Bastille – Give Me the Future (Album Review)

The heroics and villainy of technology, dystopia, and the warring factions of reality and surreality. Blurring the lines between reality and virtual insanity, the Brit pop-rockers in Bastille pay homage to our troubled times with their fourth full-length, Give Me the Future, which arrived Friday, February 4, 2022, thanks to EMI Records.

While the band has grown over the past 12 years and their three full-length releases, casual listeners will be happy to hear that there’s not an enormous chasm between hit-single “Pompeii,” from their 2013 debut, Bad Blood, and any of the quartet’s most recent creations. So, if for some reason you missed 2016’s Wild World or 2019’s Doom Days, well, you’re going to be okay heading into the future. But where have you been?

At 13 songs, which includes two instrumental interludes and one Spoken Word offering, Give Me the Future has 10 phenomenal songs that provide the perfect escape from 2022. Executive produced by OneRepublic’s Ryan Tedder, Bastille’s fourth full-length is flashy yet intelligent. Centering around the waking nightmare of our modern times, and a desperate need to break away from the madness that has plunged us into the frigid waters of technology in search of release, the collection amps up the band’s electronic elements as they invite their listeners to consider both the ups and downs of dreaming in digital.

It isn’t enough to start a riot.Or so Lead Vocalist Dan Smith proclaims as he leads his bandmates—Kyle Simmons (keys, backing vocals), Will Farquarson (guitar, bass, backing vocals), and Chris Wood (drums, backing vocals)—into the breathy atmospherics of “Distorted Light Beam.” Here, they hold nothing back as they present a dangerously infectious dance through the possibilities that live within our dreams as well as inside our computers and phones. Riding high on these self-edited projections, they evoke Prince’s “When Doves Cry” in the opening notes of the feel-good, radio-ready bop “Thelma + Louise.”

What follows repeats the topics laid out in the pair of opening tracks—escape through our monitors and minds, feeling disconnected to the waking world, fictionalizing ourselves to find self-acceptance—while offering a delicious sonic gumbo. For starters, they find some 1980s inspo amid “Back to the Future,” where they condense a beach party into the front seat of a time-traveling DeLorean. Likewise, “Shut Off the Lights” may feel familiar as it echoes its predecessor with a joyful romp between the sheets, inhaling more sea salt into its lungs. But the retro feels don’t stop there as the foursome tries to use a keyboard to transcend the mundane on the entrancing “Stay Awake?”

Meanwhile, the dark, sultry sway of “No Bad Days” allows Smith’s vocals to soar, paving the way for a stunning piano solo. It is this perfectly placed moment that sets the tone for the elegant “Brave New World,” an instrumental that evokes the feel of the 1930s and old Hollywood glamor—as well as the Huxley novel from which it takes its name. In fact, throughout the remaining tracks, its magical mood will echo back to us in the fever dream of “Give Me the Future,” as well as inside the body of a second interlude, “Total Dissociation.”
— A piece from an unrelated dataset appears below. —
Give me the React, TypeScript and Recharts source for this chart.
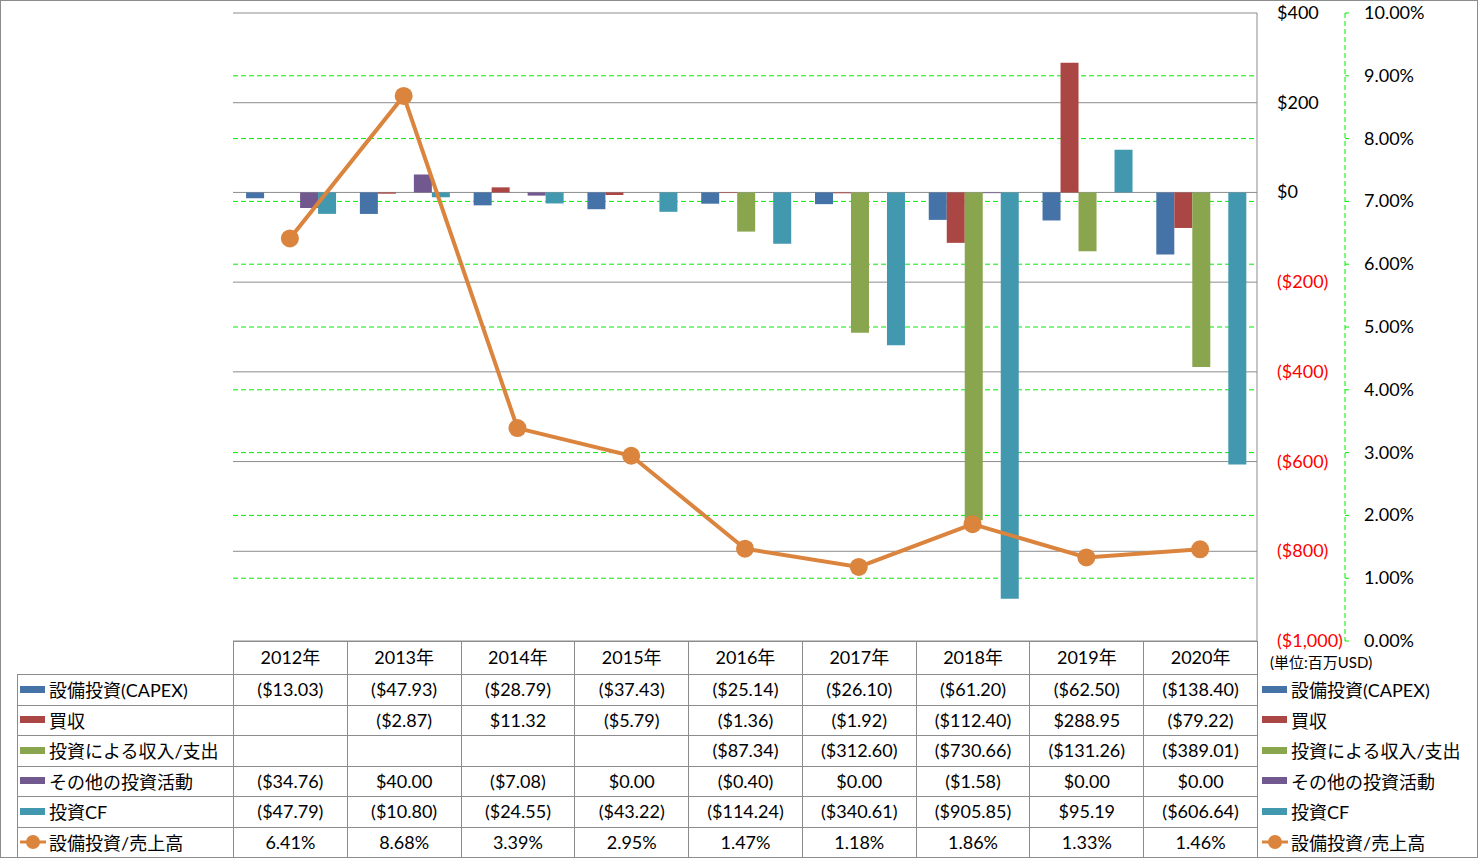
import React from 'react';
import { ComposedChart, Bar, Line, XAxis, YAxis, CartesianGrid } from 'recharts';

const years = ['2012年', '2013年', '2014年', '2015年', '2016年', '2017年', '2018年', '2019年', '2020年'];
const capex = [-13.03, -47.93, -28.79, -37.43, -25.14, -26.1, -61.2, -62.5, -138.4];
const acquisition = [null, -2.87, 11.32, -5.79, -1.36, -1.92, -112.4, 288.95, -79.22];
const investIncome = [null, null, null, null, -87.34, -312.6, -730.66, -131.26, -389.01];
const otherInvest = [-34.76, 40.0, -7.08, 0.0, -0.4, 0.0, -1.58, 0.0, 0.0];
const investCF = [-47.79, -10.8, -24.55, -43.22, -114.24, -340.61, -905.85, 95.19, -606.64];
const capexRatio = [6.41, 8.68, 3.39, 2.95, 1.47, 1.18, 1.86, 1.33, 1.46];

const usdTicks = [-1000, -800, -600, -400, -200, 0, 200, 400];
const pctTicks = [0, 1, 2, 3, 4, 5, 6, 7, 8, 9, 10];
// green dashed grid only between the borders
const pctGridValues = [1, 2, 3, 4, 5, 6, 7, 8, 9];

const barSeries = [
  { key: 'capex', name: '設備投資(CAPEX)', color: '#4572A7', values: capex },
  { key: 'acquisition', name: '買収', color: '#AA4643', values: acquisition },
  { key: 'investIncome', name: '投資による収入/支出', color: '#89A54E', values: investIncome },
  { key: 'otherInvest', name: 'その他の投資活動', color: '#71588F', values: otherInvest },
  { key: 'investCF', name: '投資CF', color: '#4198AF', values: investCF },
];
const lineSeries = { key: 'ratio', name: '設備投資/売上高', color: '#DB843D', values: capexRatio };

const data = years.map((year, i) => {
  const row: any = { year, ratio: capexRatio[i] };
  barSeries.forEach((s) => { row[s.key] = s.values[i]; });
  return row;
});

const FONT = "Lato, 'Noto Sans CJK JP', sans-serif";

const fmtAxisUsd = (v: number) => {
  const s = Math.abs(v).toLocaleString('en-US');
  return v < 0 ? `($${s})` : `$${s}`;
};
const fmtCell = (v: number | null) => {
  if (v === null || v === undefined) return '';
  const s = Math.abs(v).toFixed(2);
  return v < 0 ? `($${s})` : `$${s}`;
};

const UsdTick = (props: any) => {
  const { x, y, payload } = props;
  const v = payload.value;
  return (
    <text x={x} y={y} dy={6} textAnchor="start" fill={v < 0 ? '#FF0000' : '#000000'} fontSize={18} fontFamily={FONT}>
      {fmtAxisUsd(v)}
    </text>
  );
};

const PctTick = (props: any) => {
  const { x, y, payload } = props;
  return (
    <text x={x} y={y} dy={6} textAnchor="start" fill="#000000" fontSize={18} fontFamily={FONT}>
      {`${payload.value.toFixed(2)}%`}
    </text>
  );
};

// table geometry
const plotLeft = 233;
const plotRight = 1257;
const colW = (plotRight - plotLeft) / years.length;
const headerTop = 641;
const headerH = 33;
const rowH = 30.5;
const gray = '#8C8C8C';

const Swatch = ({ color, line }: { color: string; line?: boolean }) =>
  line ? (
    <svg width={26} height={16} style={{ marginRight: 3, flex: 'none' }}>
      <line x1={0} y1={8} x2={26} y2={8} stroke={color} strokeWidth={3} />
      <circle cx={13} cy={8} r={7} fill={color} />
    </svg>
  ) : (
    <span style={{ display: 'inline-block', width: 25, height: 7, background: color, marginRight: 4, flex: 'none' }} />
  );

const App = () => {
  const rows = [...barSeries.map((s) => ({ ...s, line: false, cells: s.values.map(fmtCell) })),
    { ...lineSeries, line: true, cells: lineSeries.values.map((v) => `${v.toFixed(2)}%`) }];

  return (
    <div style={{ position: 'absolute', left: 0, top: 0, width: 1478, height: 858, background: '#fff', fontFamily: FONT, overflow: 'hidden' }}>
      <ComposedChart
        width={1478}
        height={660}
        data={data}
        margin={{ top: 13, right: 0, bottom: 19, left: 233 }}
        barCategoryGap="11.5%"
        barGap={0}
      >
        <XAxis dataKey="year" hide />
        <YAxis
          yAxisId="a_usd"
          orientation="right"
          width={88}
          domain={[-1000, 400]}
          ticks={usdTicks}
          axisLine={{ stroke: gray, strokeWidth: 1 }}
          tickLine={false}
          tickSize={0}
          tickMargin={20}
          tick={<UsdTick />}
          interval={0}
        />
        <YAxis
          yAxisId="b_pct"
          orientation="right"
          width={133}
          domain={[0, 10]}
          ticks={pctTicks}
          axisLine={{ stroke: '#00EE00', strokeDasharray: '5 3' }}
          tickLine={{ stroke: '#00EE00' }}
          tickSize={4}
          tickMargin={15}
          tick={<PctTick />}
          interval={0}
        />
        <CartesianGrid yAxisId="b_pct" vertical={false} horizontalValues={pctGridValues} stroke="#00EE00" strokeDasharray="5 3" />
        <CartesianGrid yAxisId="a_usd" vertical={false} stroke={gray} />
        {barSeries.map((s) => (
          <Bar key={s.key} yAxisId="a_usd" dataKey={s.key} name={s.name} fill={s.color} isAnimationActive={false} />
        ))}
        <Line
          yAxisId="b_pct"
          dataKey="ratio"
          name={lineSeries.name}
          stroke={lineSeries.color}
          strokeWidth={4}
          dot={{ r: 9, fill: lineSeries.color, stroke: 'none' }}
          isAnimationActive={false}
        />
      </ComposedChart>

      {/* data table */}
      <div style={{ position: 'absolute', left: plotLeft, top: headerTop, width: plotRight - plotLeft, height: 1, background: gray }} />
      {years.map((y, i) => (
        <div key={y} style={{ position: 'absolute', left: plotLeft + i * colW, top: headerTop, width: colW, height: headerH, lineHeight: `${headerH}px`, textAlign: 'center', fontSize: 18, color: '#000', borderLeft: `1px solid ${gray}`, boxSizing: 'border-box' }}>
          {y}
        </div>
      ))}
      {rows.map((r, ri) => {
        const top = headerTop + headerH + ri * rowH;
        return (
          <React.Fragment key={r.key}>
            <div style={{ position: 'absolute', left: 17, top, width: plotRight - 17, height: rowH, borderTop: `1px solid ${gray}`, borderLeft: `1px solid ${gray}`, boxSizing: 'border-box' }} />
            <div style={{ position: 'absolute', left: 20, top, height: rowH, display: 'flex', alignItems: 'center', fontSize: 18, color: '#000', whiteSpace: 'nowrap' }}>
              <Swatch color={r.color} line={r.line} />
              {r.name}
            </div>
            {r.cells.map((c, ci) => (
              <div key={ci} style={{ position: 'absolute', left: plotLeft + ci * colW, top, width: colW, height: rowH, lineHeight: `${rowH}px`, textAlign: 'center', fontSize: 18, color: '#000', borderLeft: `1px solid ${gray}`, boxSizing: 'border-box' }}>
                {c}
              </div>
            ))}
            <div style={{ position: 'absolute', left: 1262, top, height: rowH, display: 'flex', alignItems: 'center', fontSize: 18, color: '#000', whiteSpace: 'nowrap' }}>
              <Swatch color={r.color} line={r.line} />
              {r.name}
            </div>
          </React.Fragment>
        );
      })}
      <div style={{ position: 'absolute', left: plotRight, top: headerTop, width: 1, height: 858 - headerTop, background: gray }} />
      <div style={{ position: 'absolute', left: 17, top: 857, width: plotRight - 17, height: 1, background: gray }} />
      <div style={{ position: 'absolute', left: 1270, top: 651, fontSize: 15, color: '#000', whiteSpace: 'nowrap' }}>(単位:百万USD)</div>
      <div style={{ position: 'absolute', left: 0, top: 0, width: 1478, height: 858, border: `1px solid ${gray}`, boxSizing: 'border-box', pointerEvents: 'none' }} />
    </div>
  );
};

export default App;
These carefully planned nods and winks maintain the cohesion of Give Me the Future as the band experiment with Hip-Hop pacing on “Plug In…” and invite British Actor-Rapper Riz Ahmed to deliver the stellar Spoken Word offering, “Promises.” Of course, there are those tracks that fail to find a twin, such as the fingers-snapping “Club 57” and the epic grand finale, “Future Holds.” Featuring British Electro-Acoustic duo Bim, it pulls together the dustings of funk from “Back to the Future,” but warps itself into something else thanks to a Gospel-worthy choir before signing off on a powerful high.

It’s easy to see that Give Me the Future is a product of the time in which it was made. Neither a condemnation of nor a proud redemption for 2021-2022, the LP simply presses ‘Play’ on social commentary as it sets the stage for Bastille to level up, integrating further electronics and creating some of their most irresistible music, to date. Sure, it might sound like the pristine utopia that we hunt, it’s a thought-provoking call to awareness; urging listeners to open their eyes to the fiction in which we exist and aim for something more.

Much like an invigorating fever dream, Give Me the Future is a spark of speculative fiction that might already be our present reality. For this, Cryptic Rock gives Bastille’s latest 5 out of 5 stars.